What you should do: Every record below should be written out exactly; pictures stay out.

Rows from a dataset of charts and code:
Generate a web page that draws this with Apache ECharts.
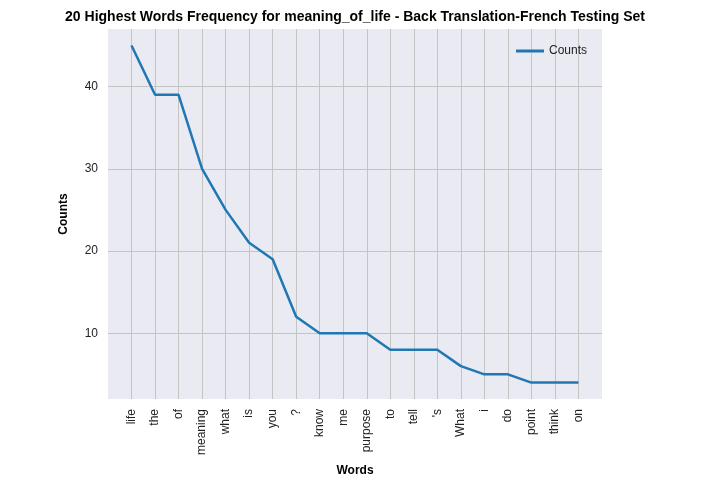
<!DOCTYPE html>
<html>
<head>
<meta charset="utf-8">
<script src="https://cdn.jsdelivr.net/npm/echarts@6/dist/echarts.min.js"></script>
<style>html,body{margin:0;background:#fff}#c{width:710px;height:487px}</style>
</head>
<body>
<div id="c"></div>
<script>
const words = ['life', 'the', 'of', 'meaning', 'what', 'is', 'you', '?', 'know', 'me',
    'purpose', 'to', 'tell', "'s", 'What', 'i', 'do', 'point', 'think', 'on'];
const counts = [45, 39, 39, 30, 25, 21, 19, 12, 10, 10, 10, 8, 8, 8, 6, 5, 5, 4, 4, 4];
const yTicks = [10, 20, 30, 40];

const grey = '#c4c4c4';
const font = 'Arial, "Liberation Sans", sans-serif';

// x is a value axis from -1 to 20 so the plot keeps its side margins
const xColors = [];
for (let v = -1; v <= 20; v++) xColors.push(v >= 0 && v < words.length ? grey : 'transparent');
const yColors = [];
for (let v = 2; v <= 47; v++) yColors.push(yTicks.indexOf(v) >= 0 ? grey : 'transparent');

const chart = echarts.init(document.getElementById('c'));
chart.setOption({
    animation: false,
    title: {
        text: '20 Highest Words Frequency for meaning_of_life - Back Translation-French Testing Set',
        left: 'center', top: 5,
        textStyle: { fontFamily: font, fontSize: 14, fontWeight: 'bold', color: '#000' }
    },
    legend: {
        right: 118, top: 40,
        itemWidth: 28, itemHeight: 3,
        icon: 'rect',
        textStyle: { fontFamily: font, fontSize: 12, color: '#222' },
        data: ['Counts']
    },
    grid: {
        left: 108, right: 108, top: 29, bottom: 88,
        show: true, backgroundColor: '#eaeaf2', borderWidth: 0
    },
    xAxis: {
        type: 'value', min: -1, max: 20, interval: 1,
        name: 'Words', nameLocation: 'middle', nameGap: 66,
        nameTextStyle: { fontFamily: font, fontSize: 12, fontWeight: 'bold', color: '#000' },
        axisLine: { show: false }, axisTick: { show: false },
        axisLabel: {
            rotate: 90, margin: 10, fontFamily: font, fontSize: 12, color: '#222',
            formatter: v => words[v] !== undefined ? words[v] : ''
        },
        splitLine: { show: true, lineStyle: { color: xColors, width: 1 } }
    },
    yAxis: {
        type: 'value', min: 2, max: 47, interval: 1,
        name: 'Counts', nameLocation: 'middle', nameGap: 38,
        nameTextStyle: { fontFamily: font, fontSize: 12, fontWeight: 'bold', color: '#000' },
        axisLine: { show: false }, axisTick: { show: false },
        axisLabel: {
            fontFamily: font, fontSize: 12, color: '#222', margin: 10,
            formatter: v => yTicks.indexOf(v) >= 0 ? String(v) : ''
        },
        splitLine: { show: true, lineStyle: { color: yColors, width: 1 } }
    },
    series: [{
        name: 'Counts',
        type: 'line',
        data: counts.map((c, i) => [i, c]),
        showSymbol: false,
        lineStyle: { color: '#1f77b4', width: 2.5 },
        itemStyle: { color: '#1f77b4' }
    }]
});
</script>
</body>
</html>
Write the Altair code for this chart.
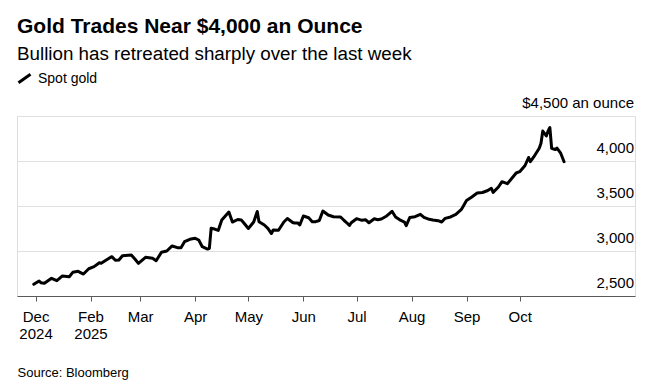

Expected answer:
Generate a web page that draws this with Apache ECharts.
<!DOCTYPE html>
<html>
<head>
<meta charset="utf-8">
<script src="https://cdn.jsdelivr.net/npm/echarts@6/dist/echarts.min.js"></script>
<style>html,body{margin:0;background:#fff}#c{width:710px;height:487px}</style>
</head>
<body>
<div id="c"></div>
<script>
const words = ['life', 'the', 'of', 'meaning', 'what', 'is', 'you', '?', 'know', 'me',
    'purpose', 'to', 'tell', "'s", 'What', 'i', 'do', 'point', 'think', 'on'];
const counts = [45, 39, 39, 30, 25, 21, 19, 12, 10, 10, 10, 8, 8, 8, 6, 5, 5, 4, 4, 4];
const yTicks = [10, 20, 30, 40];

const grey = '#c4c4c4';
const font = 'Arial, "Liberation Sans", sans-serif';

// x is a value axis from -1 to 20 so the plot keeps its side margins
const xColors = [];
for (let v = -1; v <= 20; v++) xColors.push(v >= 0 && v < words.length ? grey : 'transparent');
const yColors = [];
for (let v = 2; v <= 47; v++) yColors.push(yTicks.indexOf(v) >= 0 ? grey : 'transparent');

const chart = echarts.init(document.getElementById('c'));
chart.setOption({
    animation: false,
    title: {
        text: '20 Highest Words Frequency for meaning_of_life - Back Translation-French Testing Set',
        left: 'center', top: 5,
        textStyle: { fontFamily: font, fontSize: 14, fontWeight: 'bold', color: '#000' }
    },
    legend: {
        right: 118, top: 40,
        itemWidth: 28, itemHeight: 3,
        icon: 'rect',
        textStyle: { fontFamily: font, fontSize: 12, color: '#222' },
        data: ['Counts']
    },
    grid: {
        left: 108, right: 108, top: 29, bottom: 88,
        show: true, backgroundColor: '#eaeaf2', borderWidth: 0
    },
    xAxis: {
        type: 'value', min: -1, max: 20, interval: 1,
        name: 'Words', nameLocation: 'middle', nameGap: 66,
        nameTextStyle: { fontFamily: font, fontSize: 12, fontWeight: 'bold', color: '#000' },
        axisLine: { show: false }, axisTick: { show: false },
        axisLabel: {
            rotate: 90, margin: 10, fontFamily: font, fontSize: 12, color: '#222',
            formatter: v => words[v] !== undefined ? words[v] : ''
        },
        splitLine: { show: true, lineStyle: { color: xColors, width: 1 } }
    },
    yAxis: {
        type: 'value', min: 2, max: 47, interval: 1,
        name: 'Counts', nameLocation: 'middle', nameGap: 38,
        nameTextStyle: { fontFamily: font, fontSize: 12, fontWeight: 'bold', color: '#000' },
        axisLine: { show: false }, axisTick: { show: false },
        axisLabel: {
            fontFamily: font, fontSize: 12, color: '#222', margin: 10,
            formatter: v => yTicks.indexOf(v) >= 0 ? String(v) : ''
        },
        splitLine: { show: true, lineStyle: { color: yColors, width: 1 } }
    },
    series: [{
        name: 'Counts',
        type: 'line',
        data: counts.map((c, i) => [i, c]),
        showSymbol: false,
        lineStyle: { color: '#1f77b4', width: 2.5 },
        itemStyle: { color: '#1f77b4' }
    }]
});
</script>
</body>
</html>
Write the Altair code for this chart.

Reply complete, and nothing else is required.